The investigation, carried out by Kentucky State Auditor Crit Luallen, focused on specific questions raised by the media surrounding the use of placement agents at KRS.
It also examined the internal audit process, and a broad review of board policies and governance issues. It made 92 recommendations to strengthen the board of trustees' oversight and governance of the $13bn plan.
"Based on the information they reviewed, auditors saw no evidence of a "pay to play" scheme involving placement agents, or of conflicts of interest that benefited KRS officials; nor is there evidence that KRS incurred any additional cost through the use of placement agents," Luallen said.
"However, the audit points to several troubling aspects regarding the use of placement agents and will be referred to the US Securities and Exchange Commission (SEC). The SEC has the authority to determine if further investigation is needed in Kentucky."
The audit points out that one placement agent, New York-based Glen Sergeon, had an unusually close working relationship with former KRS chief investment officer Adam Tosh and received a high percentage of the system's investment contracts. He participated in seven of the 13 investment agreements in which placement agents were used, more than all the other agents combined, and made a significant amount of money in fees as a result, the audit found.
Tosh resigned in 2010, soon after internal auditors at KRS's questioned him about nearly $6m in fees paid to Sergeon in KRS deals.
"We followed up every issue that was raised and could not substantiate any specific evidence of wrong doing," Luallen added. "However, there were instances where the board could improve accountability, transparency and communication.
"There is not another public agency in Kentucky that has such a significant fiduciary responsibility affecting as great a number of people as the Kentucky Retirement System's board.
"To carry out this responsibility, these board trustees need to be highly qualified, adequately informed and fully engaged. Our recommendations offer significant steps KRS can take to strengthen board governance."
Key recommendations put forward by the audit included:
•That all information required by the Placement Agent Disclosure Policy be presented to the KRS Board of Trustees in a clear and transparent manner.

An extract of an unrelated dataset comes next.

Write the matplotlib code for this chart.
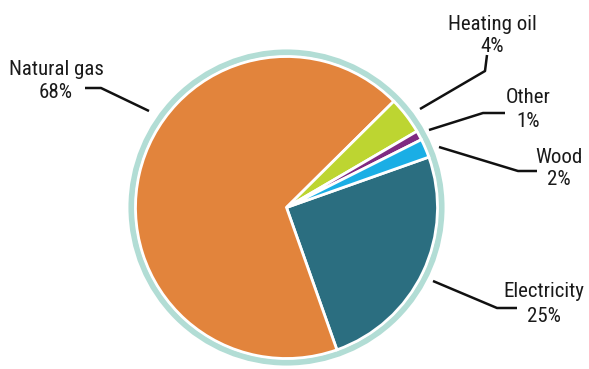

•That the Investment Committee receive more detailed information on recommended investments, including what steps were undertaken to locate the firms considered and all individuals or firms involved in identifying investment options and their services.
•That the Disclosure Statement include political contributions made to Kentucky officials within the past two years.
•That the General Assembly consider requiring the registration of placement agents as executive agency lobbyists with the Executive Branch Ethics Commission.
Luallen was also troubled by the audit into the financial viability of KRS.
"One overarching concern I want to emphasize is that the long-term viability of the retirement system has been dramatically impacted by the state's underfunding of its employer contributions since 2003," said Luallen.
"It is absolutely critical that future governors and legislatures honour the commitment in the 2008 pension reform legislation to continue to increase the employer contribution over the next 15 years to fully fund the retirement system's obligations," she added.
Because actuarially recommended contributions were not made in the state budget over the past decade, national studies have identified Kentucky as having one of the most troubled public employee pension funds in the country, the audit concluded.